With pictures left out, extract every line between the start of the records below and the line holding "ax.plot(xs, coef_a *", inclusive.

Figure scripts.
= = = = = = =

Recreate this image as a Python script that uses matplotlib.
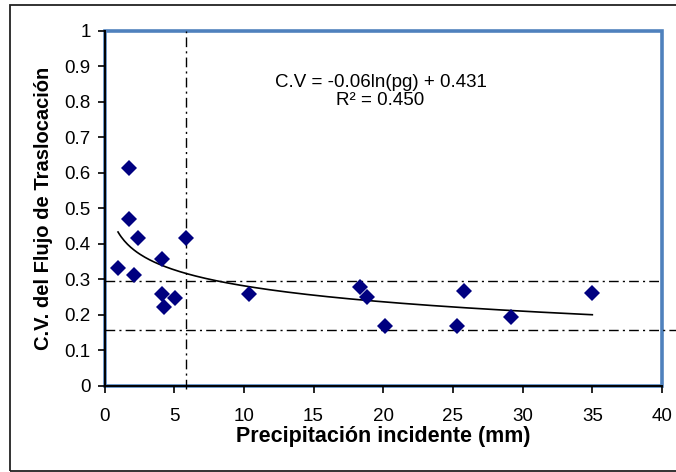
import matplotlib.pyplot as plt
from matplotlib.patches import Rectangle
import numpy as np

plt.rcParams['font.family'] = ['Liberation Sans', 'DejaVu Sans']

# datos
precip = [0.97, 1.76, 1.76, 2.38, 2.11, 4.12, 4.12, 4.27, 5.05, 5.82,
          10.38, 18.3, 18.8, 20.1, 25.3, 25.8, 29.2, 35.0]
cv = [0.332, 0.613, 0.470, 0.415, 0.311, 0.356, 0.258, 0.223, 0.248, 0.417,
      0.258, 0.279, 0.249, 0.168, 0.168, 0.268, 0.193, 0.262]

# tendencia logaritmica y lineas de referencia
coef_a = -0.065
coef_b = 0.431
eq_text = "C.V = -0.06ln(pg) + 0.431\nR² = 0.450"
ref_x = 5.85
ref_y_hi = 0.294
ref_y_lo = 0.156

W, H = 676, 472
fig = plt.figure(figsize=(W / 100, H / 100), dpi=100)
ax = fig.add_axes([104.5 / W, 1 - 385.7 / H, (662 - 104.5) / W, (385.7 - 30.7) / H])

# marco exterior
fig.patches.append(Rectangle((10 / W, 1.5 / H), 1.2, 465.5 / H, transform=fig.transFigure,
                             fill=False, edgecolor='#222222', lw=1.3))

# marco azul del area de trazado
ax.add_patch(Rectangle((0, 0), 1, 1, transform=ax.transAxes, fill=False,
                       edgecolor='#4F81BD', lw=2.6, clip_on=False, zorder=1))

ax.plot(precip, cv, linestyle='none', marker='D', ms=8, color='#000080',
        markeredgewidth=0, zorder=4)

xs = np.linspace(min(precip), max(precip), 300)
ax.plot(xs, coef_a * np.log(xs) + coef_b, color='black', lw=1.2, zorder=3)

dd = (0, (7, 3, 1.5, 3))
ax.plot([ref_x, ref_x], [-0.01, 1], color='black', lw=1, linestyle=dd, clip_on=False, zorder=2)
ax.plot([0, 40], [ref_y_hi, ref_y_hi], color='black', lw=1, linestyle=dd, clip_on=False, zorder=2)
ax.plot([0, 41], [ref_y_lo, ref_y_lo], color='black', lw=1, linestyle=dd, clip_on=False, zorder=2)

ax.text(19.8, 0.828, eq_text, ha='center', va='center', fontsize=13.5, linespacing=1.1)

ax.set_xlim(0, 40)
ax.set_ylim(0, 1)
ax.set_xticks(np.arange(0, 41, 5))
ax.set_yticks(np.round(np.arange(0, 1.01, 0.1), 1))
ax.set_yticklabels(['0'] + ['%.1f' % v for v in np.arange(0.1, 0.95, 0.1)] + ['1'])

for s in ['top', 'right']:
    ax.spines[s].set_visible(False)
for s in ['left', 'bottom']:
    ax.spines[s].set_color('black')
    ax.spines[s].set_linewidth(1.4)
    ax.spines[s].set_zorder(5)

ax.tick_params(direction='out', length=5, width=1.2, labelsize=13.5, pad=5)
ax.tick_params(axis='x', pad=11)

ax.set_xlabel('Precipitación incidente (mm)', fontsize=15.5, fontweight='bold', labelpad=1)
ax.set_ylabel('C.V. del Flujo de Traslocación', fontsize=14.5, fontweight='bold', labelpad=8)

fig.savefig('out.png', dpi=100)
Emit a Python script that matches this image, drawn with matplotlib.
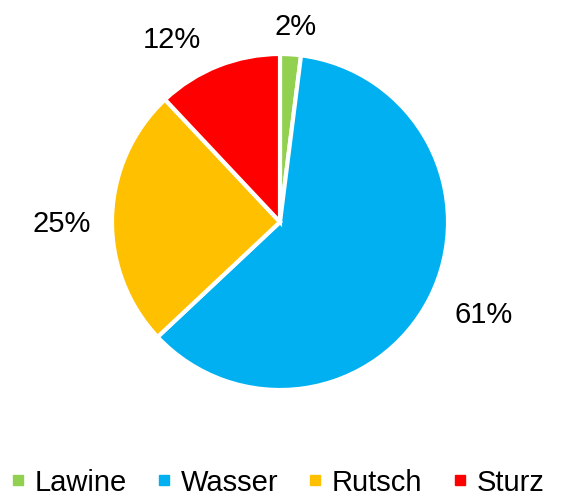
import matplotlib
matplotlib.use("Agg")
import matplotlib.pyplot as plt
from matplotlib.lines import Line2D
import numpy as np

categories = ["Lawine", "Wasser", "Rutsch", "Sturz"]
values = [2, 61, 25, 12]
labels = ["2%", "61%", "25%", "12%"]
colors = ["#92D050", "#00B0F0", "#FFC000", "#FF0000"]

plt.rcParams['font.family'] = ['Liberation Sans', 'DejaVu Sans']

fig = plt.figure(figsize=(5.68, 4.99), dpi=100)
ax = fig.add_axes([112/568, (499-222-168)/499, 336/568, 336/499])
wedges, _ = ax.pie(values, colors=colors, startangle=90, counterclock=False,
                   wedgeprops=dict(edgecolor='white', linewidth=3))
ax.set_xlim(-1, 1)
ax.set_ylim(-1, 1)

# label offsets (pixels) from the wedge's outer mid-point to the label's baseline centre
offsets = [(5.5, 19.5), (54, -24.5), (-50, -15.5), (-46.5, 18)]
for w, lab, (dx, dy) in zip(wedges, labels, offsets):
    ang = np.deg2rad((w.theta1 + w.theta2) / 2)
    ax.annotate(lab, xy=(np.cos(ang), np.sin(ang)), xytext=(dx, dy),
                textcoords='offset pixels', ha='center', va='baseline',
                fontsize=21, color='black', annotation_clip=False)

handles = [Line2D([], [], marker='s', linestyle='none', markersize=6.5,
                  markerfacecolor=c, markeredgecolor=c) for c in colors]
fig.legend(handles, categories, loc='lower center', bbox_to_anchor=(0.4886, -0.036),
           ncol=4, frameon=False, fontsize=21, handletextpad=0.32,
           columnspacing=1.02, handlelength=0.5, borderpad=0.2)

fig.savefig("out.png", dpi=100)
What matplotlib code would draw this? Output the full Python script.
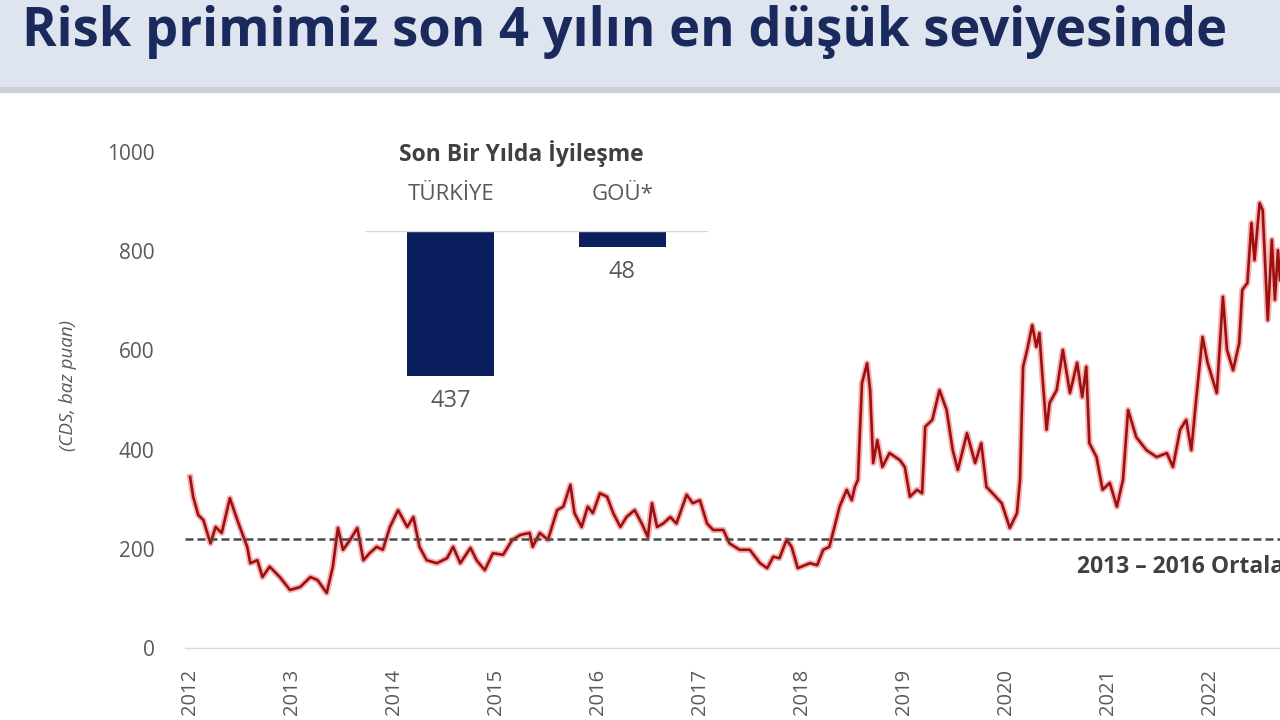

= = = = = = =

WRITTEN REPLY.
Recreate this image as a Python script that uses matplotlib.
import matplotlib.pyplot as plt
from matplotlib.patches import Rectangle
import numpy as np

plt.rcParams['font.family'] = ['Liberation Sans', 'DejaVu Sans']

# datos
precip = [0.97, 1.76, 1.76, 2.38, 2.11, 4.12, 4.12, 4.27, 5.05, 5.82,
          10.38, 18.3, 18.8, 20.1, 25.3, 25.8, 29.2, 35.0]
cv = [0.332, 0.613, 0.470, 0.415, 0.311, 0.356, 0.258, 0.223, 0.248, 0.417,
      0.258, 0.279, 0.249, 0.168, 0.168, 0.268, 0.193, 0.262]

# tendencia logaritmica y lineas de referencia
coef_a = -0.065
coef_b = 0.431
eq_text = "C.V = -0.06ln(pg) + 0.431\nR² = 0.450"
ref_x = 5.85
ref_y_hi = 0.294
ref_y_lo = 0.156

W, H = 676, 472
fig = plt.figure(figsize=(W / 100, H / 100), dpi=100)
ax = fig.add_axes([104.5 / W, 1 - 385.7 / H, (662 - 104.5) / W, (385.7 - 30.7) / H])

# marco exterior
fig.patches.append(Rectangle((10 / W, 1.5 / H), 1.2, 465.5 / H, transform=fig.transFigure,
                             fill=False, edgecolor='#222222', lw=1.3))

# marco azul del area de trazado
ax.add_patch(Rectangle((0, 0), 1, 1, transform=ax.transAxes, fill=False,
                       edgecolor='#4F81BD', lw=2.6, clip_on=False, zorder=1))

ax.plot(precip, cv, linestyle='none', marker='D', ms=8, color='#000080',
        markeredgewidth=0, zorder=4)

xs = np.linspace(min(precip), max(precip), 300)
ax.plot(xs, coef_a * np.log(xs) + coef_b, color='black', lw=1.2, zorder=3)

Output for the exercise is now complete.